I had that privilege last weekend, when I visited Project Angel Heart with a group from Slow Food, to prepare and preserve food for them.
That someone is Chef Jon Emanuel, the Executive Chef.
Project Angel Heart feeds those with life-threatening illnesses in both Denver metro and Colorado Springs.
Food is the most practical of ways to help human beings, and this is probably why the nonprofit receives so much support.
People can easily understand what they do and why it is crucial work.
So much so, that 90% of their donations are private.
So much so, that those donations helped PAH pay off their current building within years of obtaining it.
So much so, that all of the equipment inside is state of the art, allowing them to do their job with more ease and efficiency.
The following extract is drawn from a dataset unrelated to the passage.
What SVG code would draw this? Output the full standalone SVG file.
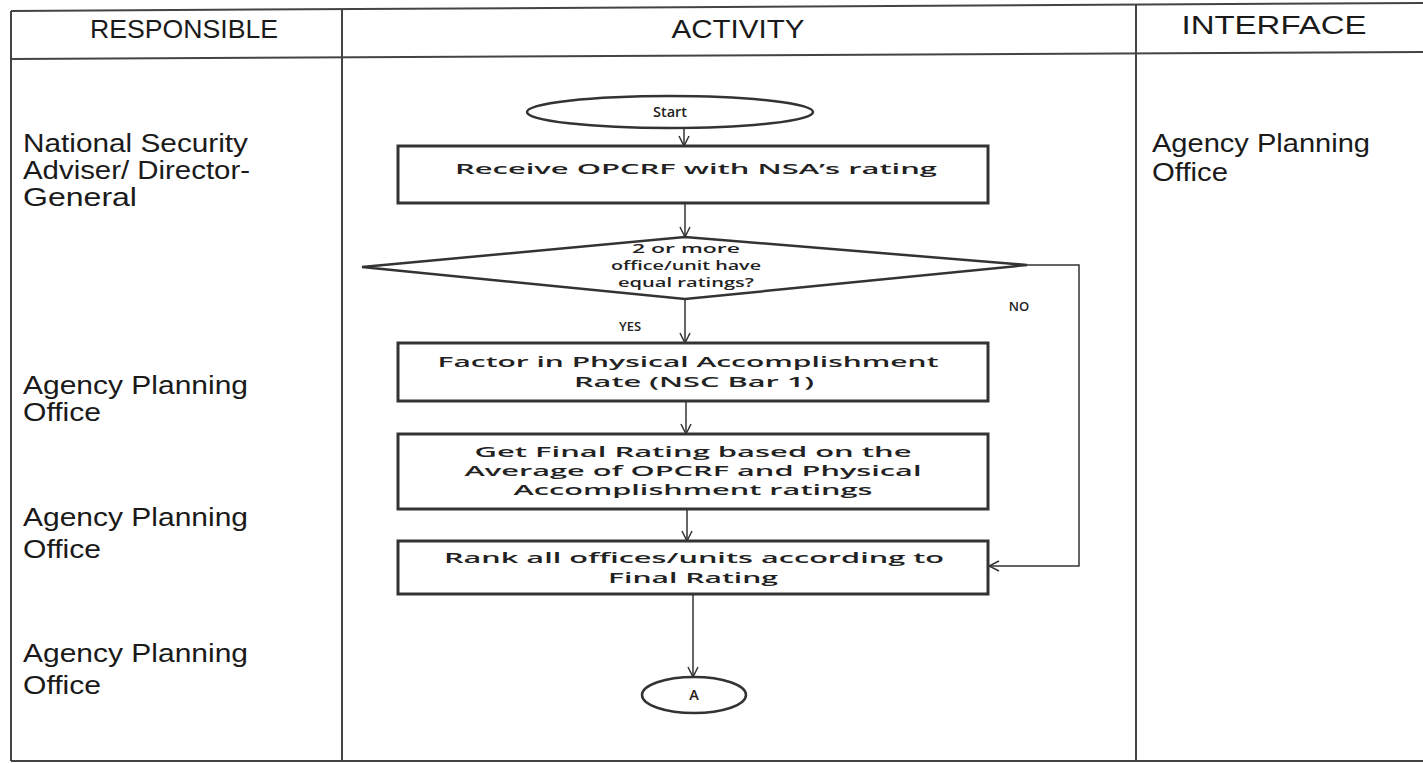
<svg xmlns="http://www.w3.org/2000/svg" width="1423" height="763" viewBox="0 0 1423 763">
<style>
.grid{stroke:#444;stroke-width:2;fill:none}
.hdr{font-family:"Liberation Sans",Arial,sans-serif;font-size:26px;fill:#1a1a1a;text-anchor:middle}
.lbl{font-family:"Liberation Sans",Arial,sans-serif;font-size:25px;fill:#1a1a1a}
.box{fill:#fff;stroke:#333;stroke-width:3}
.term{fill:#fff;stroke:#333;stroke-width:2.5}
.bt{font-family:"Open Sans","DejaVu Sans",sans-serif;font-size:14.5px;font-weight:600;fill:#222;text-anchor:middle}
.dt{font-family:"Open Sans","DejaVu Sans",sans-serif;font-size:13px;font-weight:600;fill:#222;text-anchor:middle}
.sm{font-family:"Open Sans","DejaVu Sans",sans-serif;font-size:13px;font-weight:600;fill:#222;text-anchor:middle}
.con{stroke:#333;stroke-width:1.5;fill:none}
</style>
<defs>
<marker id="arr" viewBox="0 0 12 12" refX="11" refY="6" markerWidth="12" markerHeight="12" markerUnits="userSpaceOnUse" orient="auto">
<path d="M1,1 L11,6 L1,11" fill="none" stroke="#333" stroke-width="1.5"/>
</marker>
</defs>
<rect width="1423" height="763" fill="#fff"/>
<g id="table">
<path class="grid" d="M11,11 L1423,3"/>
<path class="grid" d="M11,59 L1423,52"/>
<path class="grid" d="M11,761 L1423,761"/>
<path class="grid" d="M11,11 V761"/>
<path class="grid" d="M342,10 V761"/>
<path class="grid" d="M1136,5 V761"/>
<text class="hdr" x="184" y="38" textLength="188" lengthAdjust="spacingAndGlyphs">RESPONSIBLE</text>
<text class="hdr" x="738" y="38" textLength="133" lengthAdjust="spacingAndGlyphs">ACTIVITY</text>
<text class="hdr" x="1274" y="34" textLength="185" lengthAdjust="spacingAndGlyphs">INTERFACE</text>
</g>
<g id="responsible">
<text class="lbl" x="23" y="152" textLength="225" lengthAdjust="spacingAndGlyphs">National Security</text>
<text class="lbl" x="23" y="179" textLength="227" lengthAdjust="spacingAndGlyphs">Adviser/ Director-</text>
<text class="lbl" x="23" y="206" textLength="114" lengthAdjust="spacingAndGlyphs">General</text>
<text class="lbl" x="23" y="394" textLength="225" lengthAdjust="spacingAndGlyphs">Agency Planning</text>
<text class="lbl" x="23" y="421" textLength="78" lengthAdjust="spacingAndGlyphs">Office</text>
<text class="lbl" x="23" y="526" textLength="225" lengthAdjust="spacingAndGlyphs">Agency Planning</text>
<text class="lbl" x="23" y="558" textLength="78" lengthAdjust="spacingAndGlyphs">Office</text>
<text class="lbl" x="23" y="662" textLength="225" lengthAdjust="spacingAndGlyphs">Agency Planning</text>
<text class="lbl" x="23" y="694" textLength="78" lengthAdjust="spacingAndGlyphs">Office</text>
</g>
<g id="interface">
<text class="lbl" x="1152" y="152" textLength="218" lengthAdjust="spacingAndGlyphs">Agency Planning</text>
<text class="lbl" x="1152" y="181" textLength="76" lengthAdjust="spacingAndGlyphs">Office</text>
</g>
<g id="connectors">
<path class="con" d="M684,128 V146" marker-end="url(#arr)"/>
<path class="con" d="M685,203 V237" marker-end="url(#arr)"/>
<path class="con" d="M685,299 V343" marker-end="url(#arr)"/>
<path class="con" d="M686,401 V434" marker-end="url(#arr)"/>
<path class="con" d="M687,509 V541" marker-end="url(#arr)"/>
<path class="con" d="M693,594 V677" marker-end="url(#arr)"/>
<path class="con" d="M1027,265 H1079 V566 H989" marker-end="url(#arr)"/>
<text class="sm" x="630" y="331">YES</text>
<text class="sm" x="1019" y="311">NO</text>
</g>
<g id="start">
<ellipse class="term" cx="670" cy="112" rx="143" ry="16"/>
<text class="bt" x="670" y="117">Start</text>
</g>
<g id="receive">
<rect class="box" x="398" y="146" width="590" height="57"/>
<text class="bt" x="696" y="174" textLength="482" lengthAdjust="spacingAndGlyphs">Receive OPCRF with NSA’s rating</text>
</g>
<g id="decision">
<polygon class="term" points="362,267 685,237 1027,265 685,299"/>
<text class="dt" x="686" y="253" textLength="108" lengthAdjust="spacingAndGlyphs">2 or more</text>
<text class="dt" x="686" y="270" textLength="150" lengthAdjust="spacingAndGlyphs">office/unit have</text>
<text class="dt" x="686" y="287" textLength="136" lengthAdjust="spacingAndGlyphs">equal ratings?</text>
</g>
<g id="factor">
<rect class="box" x="398" y="343" width="590" height="58"/>
<text class="bt" x="688" y="367" textLength="501" lengthAdjust="spacingAndGlyphs">Factor in Physical Accomplishment</text>
<text class="bt" x="694" y="387" textLength="240" lengthAdjust="spacingAndGlyphs">Rate (NSC Bar 1)</text>
</g>
<g id="final">
<rect class="box" x="398" y="434" width="590" height="75"/>
<text class="bt" x="693" y="457" textLength="437" lengthAdjust="spacingAndGlyphs">Get Final Rating based on the</text>
<text class="bt" x="693" y="476" textLength="457" lengthAdjust="spacingAndGlyphs">Average of OPCRF and Physical</text>
<text class="bt" x="693" y="495" textLength="359" lengthAdjust="spacingAndGlyphs">Accomplishment ratings</text>
</g>
<g id="rank">
<rect class="box" x="398" y="541" width="590" height="53"/>
<text class="bt" x="694" y="563" textLength="500" lengthAdjust="spacingAndGlyphs">Rank all offices/units according to</text>
<text class="bt" x="693" y="583" textLength="170" lengthAdjust="spacingAndGlyphs">Final Rating</text>
</g>
<g id="connectorA">
<ellipse class="term" cx="694" cy="695" rx="52" ry="18"/>
<text class="bt" x="694" y="700">A</text>
</g>
</svg>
That job, is to prepare 900 meals each day, with the goal within the next decade to increase that number to an ambitious 3000.
With a kitchen staff, and 30-40 kitchen volunteers each day, plus administration, programming, client services, development, distribution and volunteer resources people on staff, it truly does take a village.
In addition to all of the operating expenses such an immense undertaking has, they spend $8000. on food every week.
I got the chance to talk with Chef Jon briefly about another Slow Food event I attended – a fundraiser for their annual trip to Terra Madre in Italy – where he was one of the chefs having helped prepare the multi-course meal we all enjoyed that evening.
He’d been invited to participate by chef colleagues Bob Blair from Fuel, and Jeff Osaka from Twelve.
He explained how extraordinary a thing this was, having been included, since something like that would never happen in NYC or LA – meaning restaurant chefs wouldn’t think to include a nonprofit chef in their collective efforts.
You could tell it meant a lot to him to be a full-fledged member of the community of chefs in Denver, and it gave me an additional layer of pride about our city – that inclusivity.
He’s a kind man, and an endearing one.
But, he has a strong, disciplined core that is evident.
The place was spotless when we arrived, with work spaces uncluttered and ready to facilitate productivity.
If he saw anyone being idle, he found them a job to do.
He allowed us full use of his massive commercial sized kitchen, and all of the equipment in it, while expecting swift clean up and things put back in their proper places.
This is how it has to be when you have the volume of responsibility for the care and feeding of hundreds and hundreds of people on a daily basis.
I left there with a sense of joyful admiration for the man and the mission.
Chef Jon is also the founder and “organ-izer” [his term] of the Denver Adventurous Eater’s Club, which as you may know, hosted the ultimate adventurous eater himself, Andrew Zimmern, on his most recent visit to Denver.